Here is the way to create the variable without using the tidyverse
df <- read_csv("WHR_2017.csv")
df$happiness_above_mean <- as.numeric(df$happiness_score > mean(df$happiness_score))
So how does this work? The statement in brackets evaluates to TRUE /
FALSE. We then turn this into a number using as.numeric.
TRUE evaluates to 1, while FALSE evaluates to 0.
It can be quite useful to chain statements. For example, if we wish to identify countries where both the happiness score and life expectancy are above the mean, we could do this….
df$happiness_and_LE_above_mean <- as.numeric((df$happiness_score > mean(df$happiness_score)) & (df$life_expectancy > mean(df$life_expectancy)))
## EX6: Creating variables
Try to identify countries where both the GDP per capita and trust in the government are above the mean.
Whenever you run an analysis in R and save that to an object, the object has an internal structure. To demonstrate this, let’s do a simple regression using the mtcars dataset:
df <- read.csv("WHR_2017.csv")
head(df)
Let’s draw a plot looking at the relationship between GDP per capita and Happiness Score. We’re not going to focus on the code, which will be covered in the next session.
g <- ggplot(aes(x = df$gdp_per_capita, y = df$happiness_score), data = df)
g <- g + geom_point()
g <- g + geom_smooth()
g
## Warning: Use of `df$gdp_per_capita` is discouraged.
## ℹ Use `gdp_per_capita` instead.
## Warning: Use of `df$happiness_score` is discouraged.
## ℹ Use `happiness_score` instead.
## Warning: Use of `df$gdp_per_capita` is discouraged.
## ℹ Use `gdp_per_capita` instead.
## Warning: Use of `df$happiness_score` is discouraged.
## ℹ Use `happiness_score` instead.
## `geom_smooth()` using method = 'loess' and formula = 'y ~ x'
Now let’s run a regression. Again, we’re not going going to focus on the code, which will be covered in the final session.
mod <- lm(happiness_score ~ gdp_per_capita, data = df) # mod = "model"
pacman::p_load(broom) # Broom is a package which produces neat tables of results
tidy(mod) # This is a broom function which tidies up the statistical results for reporting
Now, let’s have a look at the structure of this model.
There are two ways to do this:
str function, e.g. str(mod)mod$, and then use autocomplete.We can see that the $ symbol has a dual function in R:
firstly, to specify variables within dataframes, and secondly to specify
subcomponents of an object.
It is useful to be able to refer to subcomponents of an object so that we can integrate into our report, e.g. the regression yielded a value of 0.6601055
Once you get stuck have a look at the first code chunk below. This contains the solution but with pesky errors added! See if you can sort out the errors.

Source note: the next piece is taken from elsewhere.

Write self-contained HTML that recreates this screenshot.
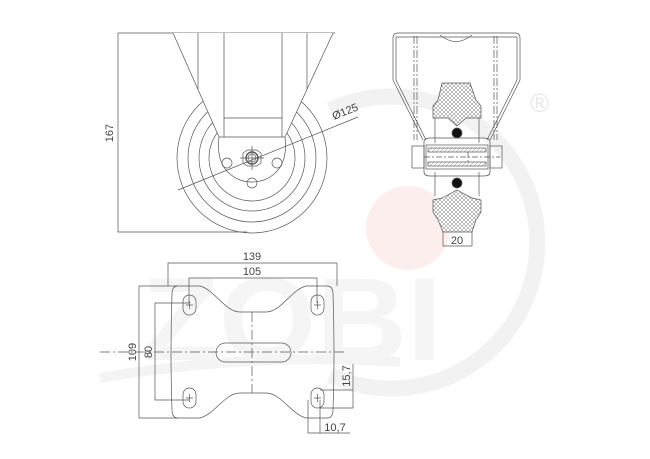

whr <- read_csv("WHR_2017.csv")
le <- read_csv("WHO_life_expectancy.csv")
whr %>% # NB we need to ensure that the "country" variable has exactly the same name in both datasets
rename(country = Country) ->
whr
le %>%
filter(Year == 2015) %>%
merge(whr) %>%
df
plot(df$`Life expectancy`, df$GDP)
plot(df$`Life expectancy`, df$family)
The code in this chunk shows the solution!
whr <- read_csv("WHR_2017.csv")
le <- read_csv("WHO_life_expectancy.csv")
whr %>%
rename(Country = country) ->
whr
le %>%
filter(Year == 2015) %>%
merge(whr) ->
df
plot(df$`Life expectancy`, df$GDP)
plot(df$`Life expectancy`, df$family)
Comments
If you’d like to comment on any code you write (i.e. you do not wish R to try to ‘run’ this code) just add a hash (
#) or series of hashes in front of it, e.g.df <- read.csv("csv_file.csv") # This reads in the main file for the experimentIt is good practice to make a lot of comments, especially when you are just starting out in R. They will help to you remind you of what the code does, and you could also use them to highlight any difficulties you have had, things you need to be careful about, useful online resources etc.